「赤月に浮かぶ黒い影の正体とは?」 夜の磯釣りで体験したちょっと怖い話
福井の海へ向かう毎年恒例の5月のエギング。と同時に思い出す遠いあの日……その夜はいつもと違っていた。生ぬるい湿気を帯びた、背筋を這うような風、そして赤く染まった満月。あの黒い影を目にするまでは、ただの不気味な夜だと思っていた……。
真っ暗な磯でエギング釣行
その日は雲に覆われ、街明かりもない、いつもなら居るはずの遠方のイカ釣り漁船も何故か少ない真っ暗な磯。足元は40cm四方の限られたスペース。見えない海の音だけがやけに近く聞こえ、不安と緊張がじわじわと肌に染み込んでくるようなそんな夜でした。
赤い満月
本来なら薄手のダウン等を着ている季節ですが、その夜は湿った生ぬるい空気がまとわりつき、不気味な熱気と共に「振り返りたくない」という謎の恐怖が背後にまとわりついていました。

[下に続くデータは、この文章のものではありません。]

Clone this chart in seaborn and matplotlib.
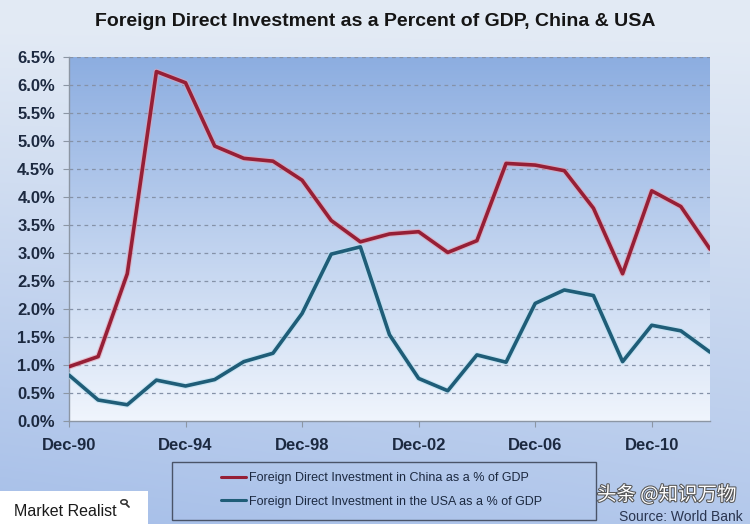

時刻は午前3時ごろ。急にひやりとした風が吹き始め、雲の切れ間から赤い満月が姿を見せ始めました。赤い月明かりは海面を照らし不気味さは更に増す。ただ月明かりのおかげで足元が見えるようになり、わずかな安堵を得たのも束の間でした。
見てはいけない何か
視界の左端——ふと、海面10mほど先に、妙な違和感を覚えたんです。何かが、そこに「在る」気がした。音も動きもないのに、肌の内側を這うような気配だけが……。意識はそこに向かって引っ張られている。理屈では説明できない、あの奇妙な感覚。
脳が「見てはいけない」と警鐘を鳴らすのに、釣れていない焦りと、自分に言い聞かせた“気のせい”が、それをかき消していく。気づけば、私はじわじわと視界に入るよう首を向けていました。そして月明かりで照らされたアレを見たんです。
海に浮かぶ黒く丸いモノ
海面から、黒く、丸い何かが、静かに——波間からまるで呼吸をしているかのように——半分だけ姿をのぞかせている。それは何の音も立てず、まったく揺れもせず、ただそこに「浮かんでいる」。
あまりの不気味さに、無意識に目を逸らしました。鼓動は耳の奥で鈍く響き、手のひらは湿ってきます。「あれは人?それとも……?」と頭の中がぐるぐる。でも潮が引くまでは帰れない。
ただのブイに安心
帰りたいけど帰れない、恐怖でガクガクしながらも もう一度確認する決心をし、今度はライトで照らし見てみると——それは、ただの黒いブイでした。(笑)
腰が抜けそうになりましたが、崩れ落ちたら海。必死で踏ん張りながら、「んだぁ!……」と虚勢を張りつつ胸をなで下ろしました。気づけば空は少しずつ明るくなり、夜明けは近づいていました。釣果はゼロ。でも、違う意味で忘れられない一夜となりました(笑)。